Could you talk more about the HF recruiting process during PE aso years
I think it's misleading to say that your opportunities coming out of UMM is going to be the same as a KKR / TPG / Blackstone / H&F firms. I find it hard to believe that AdCom treats those candidates the same all else equal. Easy to do a quick LinkedIn search and see the massive overrepresentation of former MF associates at HBS / Stanford compared to the UMM firms.
Regarding hedge funds, while I agree that the newer MFs definitely give you the opportunity to land at some of the top single manager seats, at the end of the day these firms have decade-long pipelines from the legacy megafunds. So I still believe there's a significant advantage to being at one of those platforms, even if it is true that the experience doesn't differ much between a Blackstone versus Vista.
Regarding point 1 for UMM vs. MF for MBA placement. Your point is completely incorrect. The metric to focus on is not how these funds have fared from 2010-2020, but how they've fared in the past few 2-3 cycles - it is a different era today. Nobody from KKR PE in NYC got into H/S round 1 last cycle. TPG Capital had less than 40% placement rate into H/S. On the other hand, top Chicago UMM funds place lights out into these schools. It is not meaningfully better to be at a MF PE group vs. top UMM firm. What is a better predictor is the city you are in, the strength of your recommendations, and the relationship your fund has with the MBA program (hint: if H/S visits your PE fund, you are considered a "target firm"). Source: I've gone through the process from a MF (and was admitted to H/S), seen 30+ data points from peers in UMM/MF PE funds in the last 2 cycles
Regarding point 2 for recent vs. historical MFs. Again, completely incorrect. This is like college kids who think GS TMT / PJT RX is meaningfully better than GS Consumer / MS GPUG for PE recruiting (hint: they are not...I was in one of former two banking groups and can tell you there are other coverage groups who have placed better as a whole). The closer analogy between old school vs. new age MFs is like comparing two students from the same school for investment banking recruiting. One has a 3.92 and one has a 3.88 from the same school.

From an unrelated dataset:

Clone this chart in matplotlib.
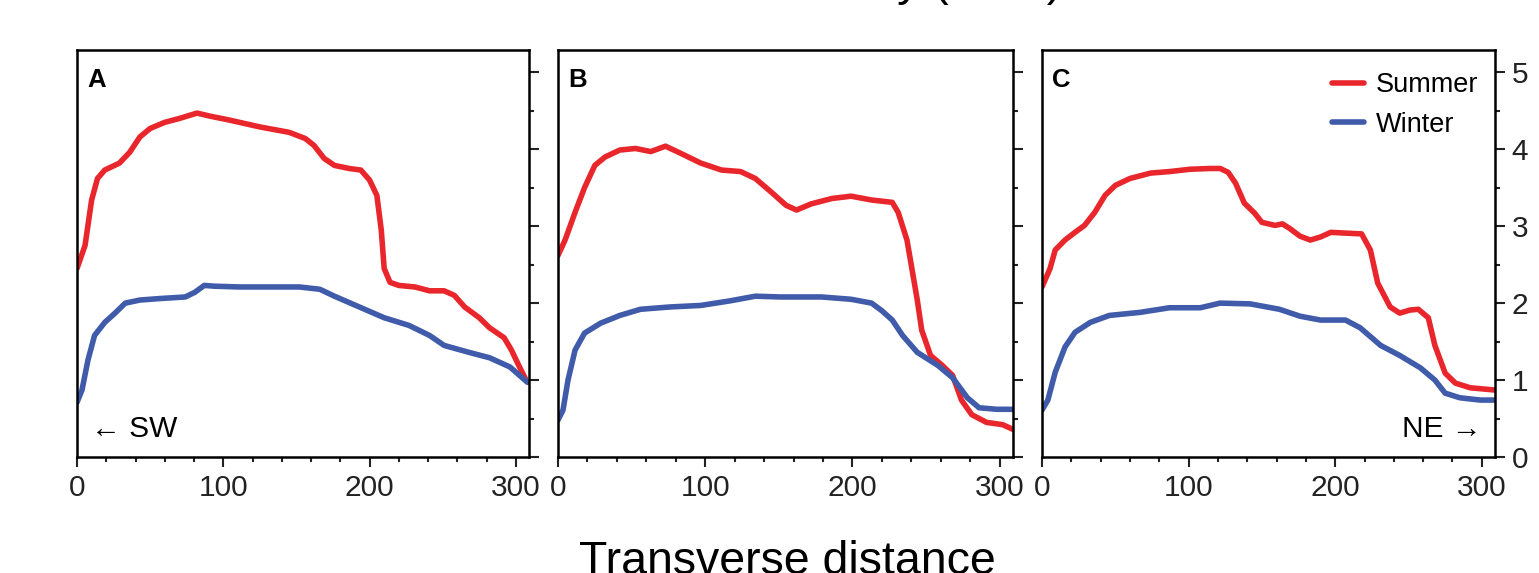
import numpy as np
import matplotlib.pyplot as plt
from matplotlib.ticker import MultipleLocator

plt.rcParams['font.family'] = ['Liberation Sans', 'DejaVu Sans']

# panel A
a_sum_x = [0, 5.5, 10, 14, 19, 29, 36, 43, 50, 60, 70, 82, 91, 104, 125, 145, 156, 162, 169, 176,
           186, 194, 200, 205, 208, 210, 214, 220, 231, 241, 251, 258, 265, 275, 282, 292, 297, 302, 307]
a_sum_y = [2.45, 2.75, 3.34, 3.62, 3.73, 3.82, 3.96, 4.16, 4.27, 4.35, 4.40, 4.47, 4.43, 4.38, 4.29,
           4.22, 4.14, 4.05, 3.88, 3.79, 3.75, 3.73, 3.60, 3.40, 2.95, 2.45, 2.27, 2.23, 2.21, 2.16,
           2.16, 2.10, 1.95, 1.81, 1.68, 1.55, 1.39, 1.19, 1.0]
a_win_x = [0, 3.4, 7.5, 12, 19, 26, 33, 43, 57, 74, 80.5, 87, 94, 111, 132, 152, 166, 176, 193, 210,
           227, 241, 251, 268, 282, 296, 308]
a_win_y = [0.71, 0.87, 1.26, 1.58, 1.75, 1.87, 2.0, 2.04, 2.06, 2.08, 2.14, 2.23, 2.22, 2.21, 2.21,
           2.21, 2.18, 2.09, 1.95, 1.81, 1.71, 1.58, 1.45, 1.36, 1.29, 1.17, 0.97]

# panel B
b_sum_x = [0, 4.8, 11.6, 18, 25, 32, 42, 52.6, 63, 73, 83, 97, 111, 124, 134, 145, 155, 162, 172,
           186, 199, 213, 227, 231, 237, 244, 247, 253, 261, 268, 274, 281, 291, 302, 310]
b_sum_y = [2.62, 2.82, 3.18, 3.5, 3.79, 3.9, 3.99, 4.01, 3.97, 4.04, 3.95, 3.82, 3.73, 3.71, 3.62,
           3.44, 3.27, 3.21, 3.29, 3.36, 3.39, 3.34, 3.31, 3.18, 2.82, 2.04, 1.65, 1.32, 1.19, 1.06,
           0.74, 0.55, 0.45, 0.42, 0.35]
b_win_x = [0, 3.4, 6.8, 11.6, 18, 29, 42, 56, 76, 97, 117, 134, 151, 179, 199, 213, 220, 227, 234,
           244, 258, 268, 278, 286, 298, 310]
b_win_y = [0.48, 0.61, 1.0, 1.39, 1.61, 1.74, 1.84, 1.92, 1.95, 1.97, 2.03, 2.09, 2.08, 2.08, 2.05,
           2.0, 1.9, 1.78, 1.58, 1.36, 1.19, 1.03, 0.77, 0.64, 0.62, 0.62]

# panel C
c_sum_x = [0, 5.5, 9, 15.7, 22.5, 29, 36, 43, 50, 60, 74, 87, 101, 114.5, 121.5, 127, 132, 138, 145,
           150, 159, 164, 169, 176, 183, 190, 197, 207, 218, 224, 229, 237.5, 244, 251, 256.7, 263.5,
           268, 275, 282, 292, 309]
c_sum_y = [2.21, 2.45, 2.69, 2.82, 2.92, 3.01, 3.18, 3.40, 3.53, 3.62, 3.69, 3.71, 3.74, 3.75, 3.75,
           3.70, 3.56, 3.30, 3.17, 3.05, 3.01, 3.03, 2.97, 2.87, 2.82, 2.86, 2.92, 2.91, 2.90, 2.69,
           2.26, 1.95, 1.87, 1.91, 1.92, 1.81, 1.45, 1.09, 0.96, 0.90, 0.87]
c_win_x = [0, 4, 9, 15.7, 22.5, 33, 46, 67, 87, 108, 121.5, 142, 162, 176, 190, 207, 217, 231, 244,
           258, 268, 275, 285, 299, 309]
c_win_y = [0.61, 0.74, 1.10, 1.43, 1.62, 1.75, 1.84, 1.88, 1.94, 1.94, 2.0, 1.99, 1.92, 1.83, 1.78,
           1.78, 1.68, 1.45, 1.32, 1.16, 1.0, 0.83, 0.77, 0.74, 0.74]

panels = ["A", "B", "C"]
summer = [(a_sum_x, a_sum_y), (b_sum_x, b_sum_y), (c_sum_x, c_sum_y)]
winter = [(a_win_x, a_win_y), (b_win_x, b_win_y), (c_win_x, c_win_y)]

red = "#e8262b"
blue = "#3f5ba9"

fig = plt.figure(figsize=(15.39, 5.73), dpi=100)
lefts = [77, 558, 1042]
widths = [452, 455, 453]

for i, name in enumerate(panels):
    ax = fig.add_axes([lefts[i] / 1539, 116 / 573, widths[i] / 1539, 407 / 573])
    ax.plot(*summer[i], color=red, lw=4.0, solid_joinstyle='round', solid_capstyle='round',
            label="Summer")
    ax.plot(*winter[i], color=blue, lw=4.0, solid_joinstyle='round', solid_capstyle='round',
            label="Winter")
    ax.set_xlim(0, 309)
    ax.set_ylim(0, 5.29)
    for s in ax.spines.values():
        s.set_linewidth(1.8)
    ax.xaxis.set_major_locator(MultipleLocator(100))
    ax.xaxis.set_minor_locator(MultipleLocator(20))
    ax.yaxis.set_major_locator(MultipleLocator(1))
    ax.yaxis.set_minor_locator(MultipleLocator(0.5))
    ax.yaxis.tick_right()
    ax.tick_params(which='both', direction='out', width=1.5, colors='#222222', labelsize=21.5)
    ax.tick_params(which='major', length=7)
    ax.tick_params(which='minor', length=3.5)
    ax.tick_params(axis='x', pad=5)
    ax.tick_params(axis='y', pad=5)
    if i < 2:
        ax.tick_params(axis='y', labelright=False)
    ax.text(0.022, 0.955, name, transform=ax.transAxes, fontsize=18.5, fontweight='bold',
            ha='left', va='top')
    if i == 0:
        ax.text(0.03, 0.035, "\u2190 SW", transform=ax.transAxes, fontsize=21.5, ha='left', va='bottom')
    if i == 2:
        ax.text(0.97, 0.035, "NE \u2192", transform=ax.transAxes, fontsize=21.5, ha='right', va='bottom')
        ax.legend(loc='upper right', frameon=False, fontsize=19.5, handlelength=1.2,
                  handletextpad=0.45, labelspacing=0.5, borderaxespad=0.2,
                  bbox_to_anchor=(1.0, 0.985))

fig.text(787 / 1539, -1 / 573, "Transverse distance", fontsize=33.5, ha='center', va='baseline')
fig.text(1062 / 1539, 1 + 5 / 573, "Velocity (cm/s)", fontsize=33.5, ha='right', va='baseline')

fig.savefig("out.png", dpi=100)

Sure, you can say one has a higher GPA, but they round to the same thing, and there are many other things (i.e. major, athletics, general social skills) that are much more important in rounding out what you think about the candidate. If the thing that you are so obsessed about is GPA (once you get to the 3.9 range), you are absolutely focused on the wrong thing.
The main benefit of hiring someone out of MFPE is you know that they’re super well trained and either know what they’re doing or have the common sense to figure it out. You also know they’re not a pussy and can and will work really hard and not cry about it.
That’s sort of it. Industry, strategy, etc less important. As long as the above 2 check out, then it will be more about how you think about the world as an investor and how that aligns with what they do.
del
Very marginal differences but I do think sector matters for future opportunities. After going through the recruiting process, I'd say the way to think about sectors is as follows:
TMT / Consumer / Industrials preserves the most optionality for staying in PE or moving to hedge funds because the business models are applicable to so many other areas.
FIG / Healthcare leads to a more niche, specialized skillset that can potentially pigeonhole you. This has advantages and disadvantages. You can argue that a more specialized skillset is preferred because of the entry barriers to learn the sector, but this comes with less optionality in future roles.
Because of this, during recruiting you typically see Tech, Consumer, and Industrials as the most popular, while FIG and Healthcare are often less preferred.
what about RX? PJT, CVP, EVR, and LAZ RX seem to place v well, but would like to hear your thoughts on the upsides and downsides of it.